We know that a saturated measure is a measure space $(X,\mathcal{M},\mu)$ such that $\mu:\mathcal{M}\rightarrow [0,\infty]\;$ and $\;\mathcal{M}=\widetilde{\mathcal{M}}\;$
where
$\;\widetilde{\mathcal{M}}=\{E\subseteq X\;|\;E\cap M\in \mathcal{M}\;,\;\forall M\in\mathcal{M} \;\text{with}\;\mu(M)<\infty\}\;$ is the set of all locally measurable sets.
Are Haar measures defined on borel $\sigma$-algebra ${\frak{B}}_G$ of locally compact group $G$ saturated?
$\textbf{EDITED:}$
I found a solution, But I doubt whether it is true or not! Can anyone tell me if my solution is correct or not?
$\textbf{my solution:}$
if ${\frak{B}}_G$ be borel $\sigma$-algebra on $G$, then we know that ${\frak{B}}_G\subseteq\widetilde{{\frak{B}}_G}$ and it's enough that prove $\widetilde{{\frak{B}}_G}\subseteq {\frak{B}}_G$.

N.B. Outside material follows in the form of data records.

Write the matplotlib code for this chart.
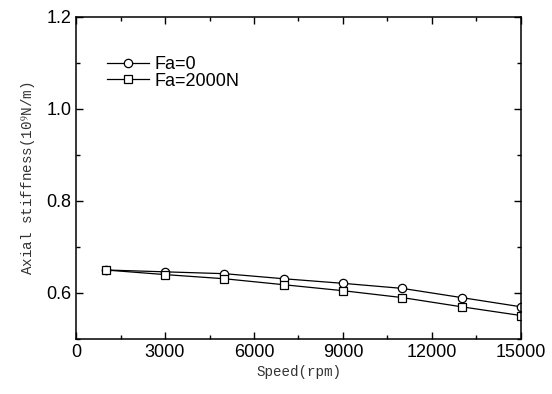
import matplotlib
matplotlib.use("Agg")
import matplotlib.pyplot as plt
from matplotlib.ticker import MultipleLocator

speed = [1000, 3000, 5000, 7000, 9000, 11000, 13000, 15000]
fa0 = [0.650, 0.646, 0.642, 0.631, 0.621, 0.610, 0.590, 0.570]
fa2000 = [0.650, 0.640, 0.631, 0.618, 0.605, 0.590, 0.570, 0.551]
labels = ["Fa=0", "Fa=2000N"]

plt.rcParams['font.family'] = ['Liberation Sans', 'DejaVu Sans']
plt.rcParams['mathtext.fontset'] = 'stix'

fig = plt.figure(figsize=(5.52, 3.94), dpi=100)
ax = fig.add_axes([0.1377, 0.1396, 0.8061, 0.8173])

ax.plot(speed, fa0, color='black', lw=0.9, marker='o', ms=6, mfc='white', mec='black', mew=0.9, label=labels[0])
ax.plot(speed, fa2000, color='black', lw=0.9, marker='s', ms=5.5, mfc='white', mec='black', mew=0.9, label=labels[1])

ax.set_xlim(0, 15000)
ax.set_ylim(0.5, 1.2)
ax.xaxis.set_major_locator(MultipleLocator(3000))
ax.xaxis.set_minor_locator(MultipleLocator(1500))
ax.yaxis.set_major_locator(MultipleLocator(0.2))
ax.yaxis.set_minor_locator(MultipleLocator(0.1))
ax.set_yticks([0.6, 0.8, 1.0, 1.2])
ax.set_yticklabels(["0.6", "0.8", "1.0", "1.2"])
ax.tick_params(which='both', direction='in', top=True, right=True, labelsize=13, width=1)
ax.tick_params(which='major', length=5)
ax.tick_params(which='minor', length=3)
for s in ax.spines.values():
    s.set_linewidth(1.1)

ax.set_xlabel("Speed(rpm)", family=['Liberation Mono', 'DejaVu Sans Mono'], fontsize=10.3, labelpad=3, color='#333333')
ax.set_ylabel("Axial stiffness(10$^9$N/m)", family=['Liberation Mono', 'DejaVu Sans Mono'], fontsize=10.3, labelpad=6, color='#333333')

leg = ax.legend(loc='upper left', bbox_to_anchor=(0.054, 0.90), frameon=False, fontsize=13,
                handlelength=2.3, handletextpad=0.3, labelspacing=-0.05, borderaxespad=0)

fig.savefig("out.png", dpi=100)
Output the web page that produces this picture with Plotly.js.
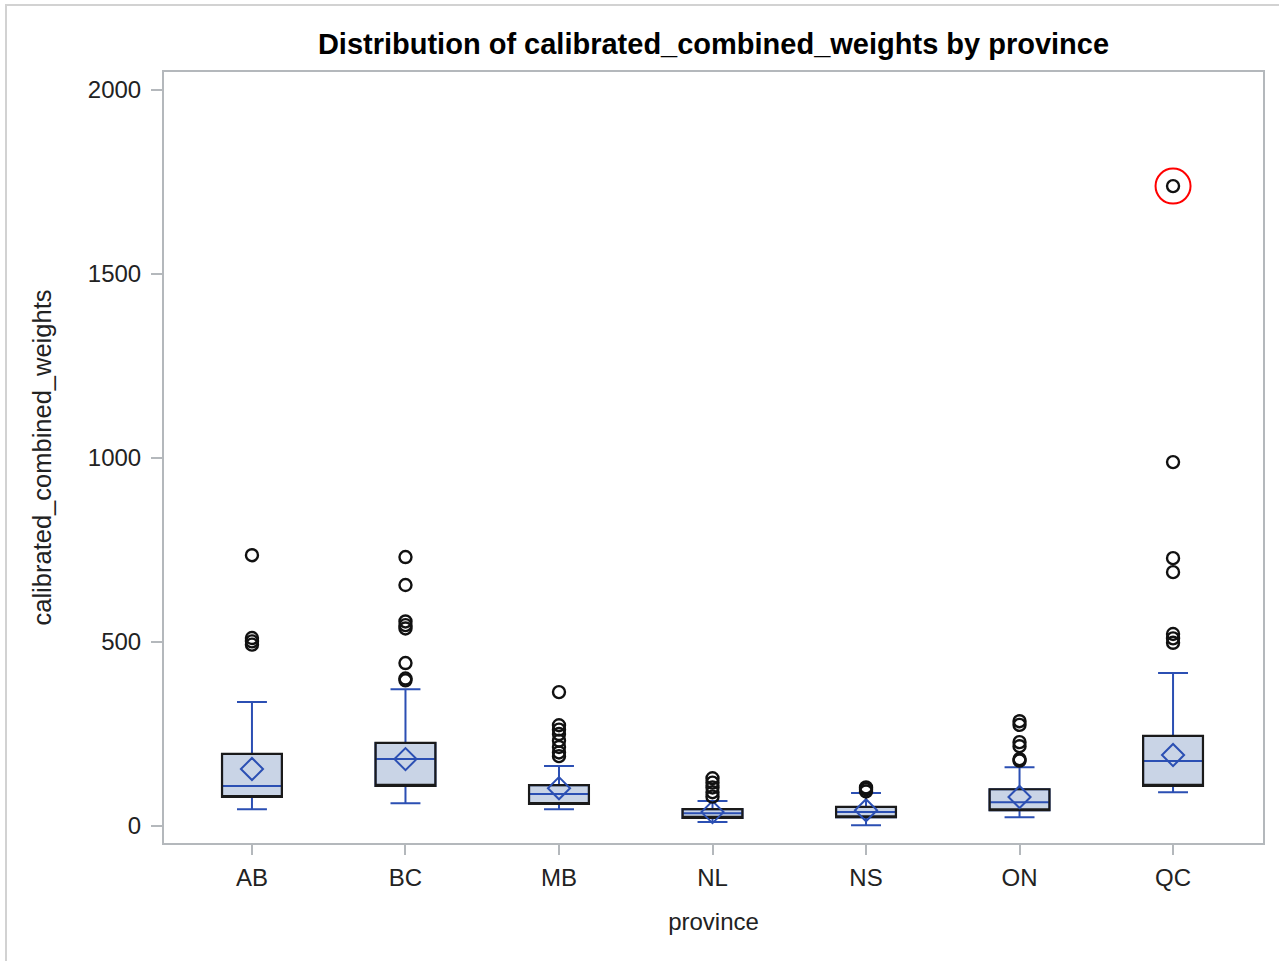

let $E\in \widetilde{{\frak{B}}_G}$, then we have $E\cap M\in {\frak{B}}_G$ for every $M\subseteq G$ with $\mu(M)<\infty$. since Haar measures are $\;$decomposable$^*$ (for definition, see below ($*$) and for proof, see Haar measures are decomposable), then according to (i) in below $(*)$ there exists $\{X_i\}_{i\in I}\subseteq {\frak{B}}_G$ with $\mu(X_i)<\infty$. since $\mu(X_i)<\infty$, $\forall i\in I$ and $E\cap M\in {\frak{B}}_G$ for all $M$ with finite measure, then we have $E\cap X_i\in {\frak{B}}_G$, $\forall i\in I$ and according to (iii) in below $(*)$, we have $E\in {\frak{B}}_G$. hence $\widetilde{{\frak{B}}_G}\subseteq{\frak{B}}_G$ and $\widetilde{{\frak{B}}_G}={\frak{B}}_G$.
$\color{\red}{\bigg[}$actually, I think that is proved that every decomposable measure is saturated.$\color{\red}{\bigg]}$
$\textbf{is my answer correct?}$
$(*)$ A measure space $(X,\mathfrak{M},\mu)$ is decomposable if:
(i) $X$ is a disjoint union of measurable subsets, $X=\bigcup_{i\in I}X_{i}$, with $\mu(X_{i})<\infty$ for all $i$.
(ii) $\mu(E)=\sum_{i\in I}\mu(E\cap X_i)$ for every measurable set $E$ of finite measure.
(iii) if $E\subseteq X$ and $E\cap X_i\in \frak{M}$ for all $i$, then $E\in\frak{M}$.